State Law Protection of Solo 401(k) Plan Assets Outside of Bankruptcy
Because case law and Department of Labor Regulations have held that such a plan that benefits only an owner (and/or an owner’s spouse) are not ERISA plans, thus voiding the anti-alienation protections generally afforded to ERISA plans, state law will govern the protection afforded to Solo 401(k) Plans outside the bankruptcy context.
Asset Protection Planning
The different federal and state creditor protection afforded to 401(k) qualified plans and IRS inside or outside the bankruptcy context presents a number of important asset protection planning opportunities.
If, for example, you have left an employer where you had a qualified plan, rolling over assets from a qualified plan, like a 401(k), into an IRA may have asset protection implications. For example, if you live in or are moving to a state where IRAs are not protected from creditors or have in excess of $1million dollars in plan assets and are contemplating bankruptcy, you would likely be better off leaving the assets in the company qualified plan.

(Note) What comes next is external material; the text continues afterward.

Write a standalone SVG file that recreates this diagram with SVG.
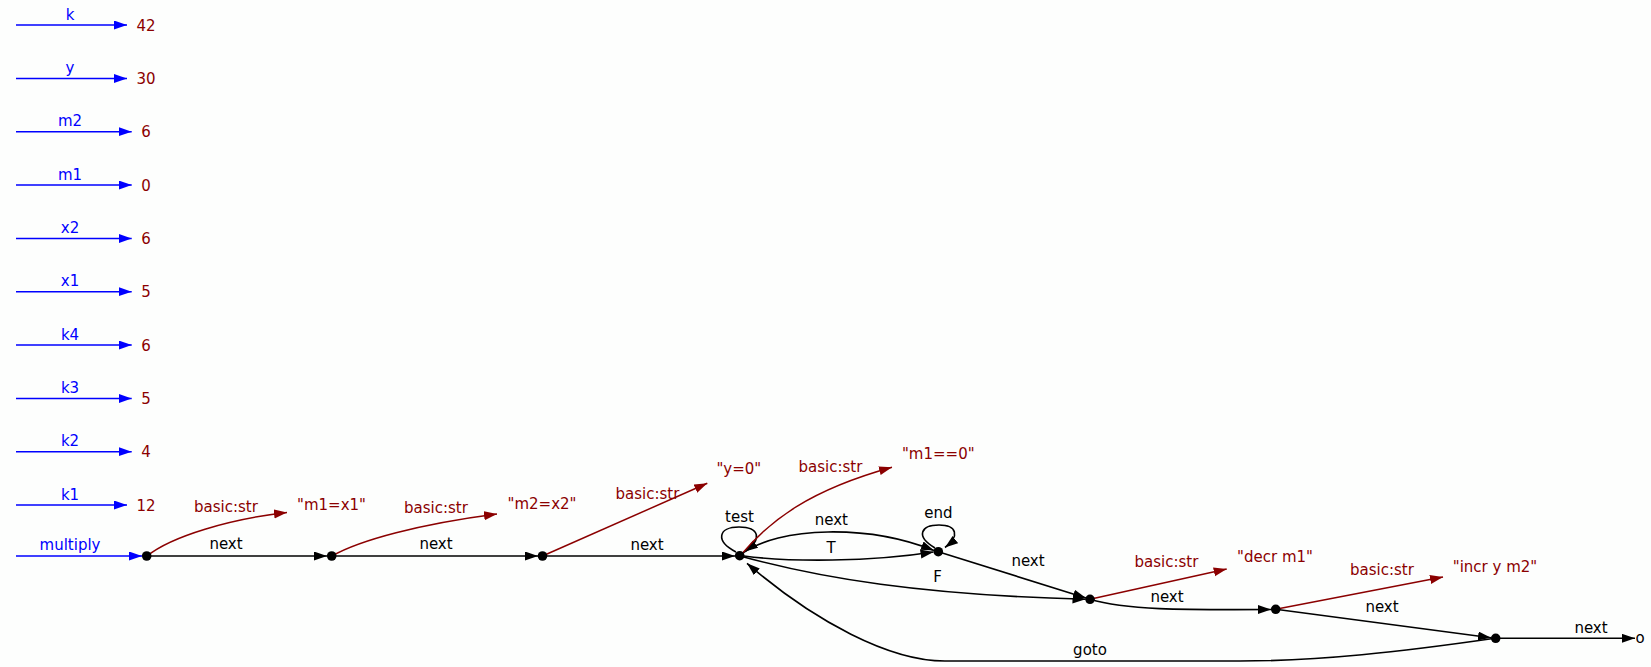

Note – If you plan to leave at least some of your IRA to your family, other than your spouse, the assets may not be protected from your beneficiaries’ creditors, depending on where the beneficiaries live. IRA assets left to a spouse would likely receive creditor protection if the IRA is re-titled in the name of the spouse. However, you will likely be able to protect your IRA assets that you plan on leaving to your family, other than your spouse, by leaving an I.R.A. to a trust. To do that, you must name the trust on the IRA custodian Designation of Beneficiary Form on file.
The Solo 401(k) Asset & Creditor Protection Solution
By having and maintaining a Solo 401(k) Plan, the people to whom you owe money – as a result of normal debt, bankruptcy or a civil court judgment – will likely not be able to reach your Solo 401(k) assets to satisfy the debt. However, Solo 401(k) Plan assets are not federally protected from divorce settlements or federal tax liens. As illustrated above, most states will afford Solo 401(k) Plans full protection from creditors outside of the bankruptcy context.